REQUIREMENT: Go through each line of the records below and count those with the word "this"; give only the total.

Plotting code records

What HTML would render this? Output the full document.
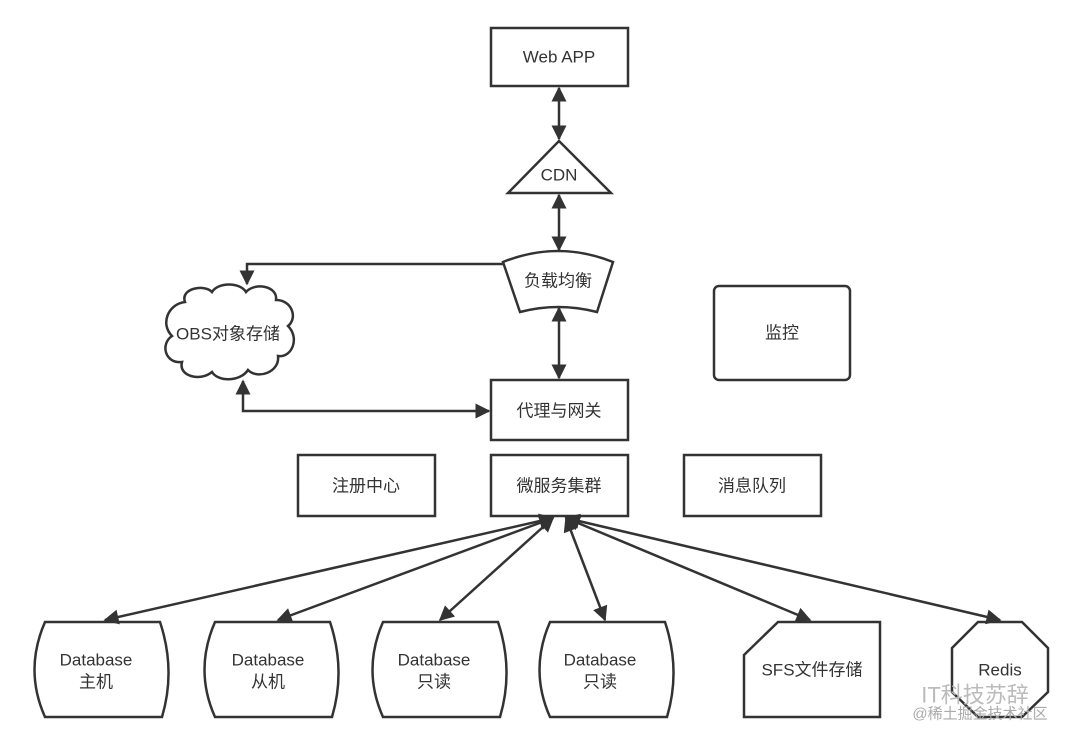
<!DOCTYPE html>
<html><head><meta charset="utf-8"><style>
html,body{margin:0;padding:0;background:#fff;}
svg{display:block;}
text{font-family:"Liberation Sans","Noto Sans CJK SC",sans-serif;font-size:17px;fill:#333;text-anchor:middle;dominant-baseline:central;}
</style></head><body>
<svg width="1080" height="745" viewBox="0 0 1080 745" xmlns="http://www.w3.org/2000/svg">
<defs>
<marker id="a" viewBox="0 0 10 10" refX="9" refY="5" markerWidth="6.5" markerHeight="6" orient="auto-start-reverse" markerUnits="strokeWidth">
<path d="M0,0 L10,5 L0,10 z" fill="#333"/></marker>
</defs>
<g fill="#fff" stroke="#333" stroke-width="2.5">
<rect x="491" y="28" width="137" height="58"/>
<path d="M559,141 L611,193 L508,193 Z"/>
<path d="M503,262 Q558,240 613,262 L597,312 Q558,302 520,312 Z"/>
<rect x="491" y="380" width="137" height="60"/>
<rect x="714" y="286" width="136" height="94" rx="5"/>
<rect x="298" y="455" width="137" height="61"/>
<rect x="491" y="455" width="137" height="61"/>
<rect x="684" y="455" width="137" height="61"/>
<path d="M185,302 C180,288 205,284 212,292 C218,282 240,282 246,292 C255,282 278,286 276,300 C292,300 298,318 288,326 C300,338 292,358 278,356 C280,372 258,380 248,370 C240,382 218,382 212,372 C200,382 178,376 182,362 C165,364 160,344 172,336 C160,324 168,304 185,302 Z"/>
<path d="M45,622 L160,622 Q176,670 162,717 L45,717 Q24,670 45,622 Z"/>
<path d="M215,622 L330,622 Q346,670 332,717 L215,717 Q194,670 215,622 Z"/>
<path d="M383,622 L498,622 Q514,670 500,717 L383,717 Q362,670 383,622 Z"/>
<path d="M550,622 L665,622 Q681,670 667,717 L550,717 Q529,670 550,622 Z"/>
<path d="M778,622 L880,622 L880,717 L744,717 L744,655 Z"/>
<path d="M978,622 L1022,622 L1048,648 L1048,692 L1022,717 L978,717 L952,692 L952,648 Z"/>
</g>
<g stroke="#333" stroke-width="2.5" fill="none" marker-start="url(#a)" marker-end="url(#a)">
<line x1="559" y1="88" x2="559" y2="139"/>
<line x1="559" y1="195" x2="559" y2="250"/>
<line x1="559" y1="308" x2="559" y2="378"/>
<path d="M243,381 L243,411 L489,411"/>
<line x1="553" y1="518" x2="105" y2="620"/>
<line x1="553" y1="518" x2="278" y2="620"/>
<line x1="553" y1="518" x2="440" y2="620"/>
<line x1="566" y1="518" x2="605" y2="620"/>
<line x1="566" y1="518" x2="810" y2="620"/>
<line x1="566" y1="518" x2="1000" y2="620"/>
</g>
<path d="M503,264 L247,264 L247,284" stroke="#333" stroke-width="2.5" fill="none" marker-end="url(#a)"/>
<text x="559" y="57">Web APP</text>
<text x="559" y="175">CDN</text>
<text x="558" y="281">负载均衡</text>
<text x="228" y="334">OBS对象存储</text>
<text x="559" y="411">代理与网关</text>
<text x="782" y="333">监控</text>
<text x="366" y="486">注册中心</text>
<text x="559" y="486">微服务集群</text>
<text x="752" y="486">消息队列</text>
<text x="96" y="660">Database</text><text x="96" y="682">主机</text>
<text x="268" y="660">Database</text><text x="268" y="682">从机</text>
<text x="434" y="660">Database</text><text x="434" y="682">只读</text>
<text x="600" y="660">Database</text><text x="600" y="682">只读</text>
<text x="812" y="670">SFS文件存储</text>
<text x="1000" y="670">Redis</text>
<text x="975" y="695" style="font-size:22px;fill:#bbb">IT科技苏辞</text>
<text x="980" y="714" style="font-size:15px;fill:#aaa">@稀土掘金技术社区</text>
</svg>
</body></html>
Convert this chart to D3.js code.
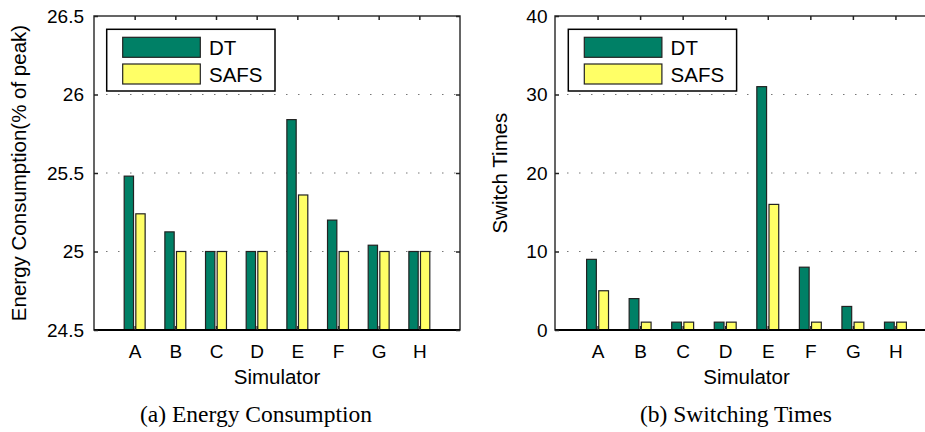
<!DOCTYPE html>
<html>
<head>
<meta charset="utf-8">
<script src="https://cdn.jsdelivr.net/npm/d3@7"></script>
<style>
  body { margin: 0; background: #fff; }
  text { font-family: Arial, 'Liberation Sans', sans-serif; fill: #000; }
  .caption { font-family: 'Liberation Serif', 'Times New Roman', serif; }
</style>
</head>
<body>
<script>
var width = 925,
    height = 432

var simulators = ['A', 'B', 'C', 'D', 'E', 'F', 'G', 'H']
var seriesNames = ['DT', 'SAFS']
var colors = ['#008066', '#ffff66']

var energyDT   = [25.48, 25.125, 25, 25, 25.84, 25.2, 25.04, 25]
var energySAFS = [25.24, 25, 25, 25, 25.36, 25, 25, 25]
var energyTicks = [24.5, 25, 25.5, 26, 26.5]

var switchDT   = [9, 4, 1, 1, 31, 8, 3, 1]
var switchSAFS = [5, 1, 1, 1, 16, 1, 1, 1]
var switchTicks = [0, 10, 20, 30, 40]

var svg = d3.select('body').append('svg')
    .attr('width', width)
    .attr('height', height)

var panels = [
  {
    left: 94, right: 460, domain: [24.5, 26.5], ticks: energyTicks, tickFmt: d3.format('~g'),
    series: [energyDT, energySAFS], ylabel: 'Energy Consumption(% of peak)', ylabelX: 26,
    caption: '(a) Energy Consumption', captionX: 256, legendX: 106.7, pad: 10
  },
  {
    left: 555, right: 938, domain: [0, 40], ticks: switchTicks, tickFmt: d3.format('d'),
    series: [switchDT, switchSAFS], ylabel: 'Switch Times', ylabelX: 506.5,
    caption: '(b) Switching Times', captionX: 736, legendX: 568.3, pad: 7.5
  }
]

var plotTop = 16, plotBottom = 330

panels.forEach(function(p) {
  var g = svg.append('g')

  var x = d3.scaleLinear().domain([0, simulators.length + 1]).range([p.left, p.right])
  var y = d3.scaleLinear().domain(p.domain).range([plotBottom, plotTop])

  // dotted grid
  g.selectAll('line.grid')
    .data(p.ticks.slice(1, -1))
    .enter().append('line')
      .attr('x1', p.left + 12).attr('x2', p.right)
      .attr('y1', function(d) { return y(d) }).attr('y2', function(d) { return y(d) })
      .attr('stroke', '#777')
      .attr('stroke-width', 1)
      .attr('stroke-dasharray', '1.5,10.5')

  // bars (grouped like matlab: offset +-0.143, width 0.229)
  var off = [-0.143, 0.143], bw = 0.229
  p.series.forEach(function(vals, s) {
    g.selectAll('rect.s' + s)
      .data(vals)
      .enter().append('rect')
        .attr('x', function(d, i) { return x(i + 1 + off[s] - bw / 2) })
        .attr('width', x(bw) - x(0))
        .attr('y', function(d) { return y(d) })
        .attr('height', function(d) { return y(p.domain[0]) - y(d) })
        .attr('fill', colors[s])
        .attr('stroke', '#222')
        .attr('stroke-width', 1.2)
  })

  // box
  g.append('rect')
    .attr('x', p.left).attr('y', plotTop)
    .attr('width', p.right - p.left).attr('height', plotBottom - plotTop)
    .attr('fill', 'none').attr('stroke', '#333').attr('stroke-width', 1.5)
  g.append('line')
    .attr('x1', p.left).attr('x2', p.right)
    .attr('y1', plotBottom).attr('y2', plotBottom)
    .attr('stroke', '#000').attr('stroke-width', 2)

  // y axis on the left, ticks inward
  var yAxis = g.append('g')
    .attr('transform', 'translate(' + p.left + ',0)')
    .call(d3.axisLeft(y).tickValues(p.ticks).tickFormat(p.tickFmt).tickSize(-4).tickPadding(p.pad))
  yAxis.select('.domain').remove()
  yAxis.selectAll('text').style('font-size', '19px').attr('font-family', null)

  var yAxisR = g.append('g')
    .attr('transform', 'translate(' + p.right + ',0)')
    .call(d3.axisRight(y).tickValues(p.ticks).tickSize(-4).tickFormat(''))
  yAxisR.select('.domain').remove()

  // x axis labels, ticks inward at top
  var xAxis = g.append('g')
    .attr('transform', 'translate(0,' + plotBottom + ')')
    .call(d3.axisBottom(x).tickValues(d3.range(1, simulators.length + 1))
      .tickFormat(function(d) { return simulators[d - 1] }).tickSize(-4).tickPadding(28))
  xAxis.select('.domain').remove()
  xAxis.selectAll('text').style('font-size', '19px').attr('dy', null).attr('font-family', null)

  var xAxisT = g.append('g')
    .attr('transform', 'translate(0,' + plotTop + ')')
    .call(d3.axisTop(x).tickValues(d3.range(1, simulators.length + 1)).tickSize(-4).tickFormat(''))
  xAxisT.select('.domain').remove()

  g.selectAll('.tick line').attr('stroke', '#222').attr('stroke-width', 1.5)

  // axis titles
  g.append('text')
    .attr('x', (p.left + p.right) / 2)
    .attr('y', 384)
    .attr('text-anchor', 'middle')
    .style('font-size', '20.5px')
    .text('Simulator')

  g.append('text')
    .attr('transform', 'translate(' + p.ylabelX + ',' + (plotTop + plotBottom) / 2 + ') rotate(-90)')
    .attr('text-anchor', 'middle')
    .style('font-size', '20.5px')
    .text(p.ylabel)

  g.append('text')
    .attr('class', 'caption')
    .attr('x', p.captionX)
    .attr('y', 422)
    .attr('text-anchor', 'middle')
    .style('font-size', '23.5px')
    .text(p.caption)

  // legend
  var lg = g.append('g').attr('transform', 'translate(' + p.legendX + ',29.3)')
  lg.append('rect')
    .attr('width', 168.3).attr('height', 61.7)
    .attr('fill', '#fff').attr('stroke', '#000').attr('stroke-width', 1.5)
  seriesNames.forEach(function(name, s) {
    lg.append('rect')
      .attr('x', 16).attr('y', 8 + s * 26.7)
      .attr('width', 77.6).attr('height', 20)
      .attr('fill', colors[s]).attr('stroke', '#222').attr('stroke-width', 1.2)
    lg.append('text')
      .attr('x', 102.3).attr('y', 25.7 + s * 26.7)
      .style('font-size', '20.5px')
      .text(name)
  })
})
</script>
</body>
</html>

PROBLEM SOLUTION: 2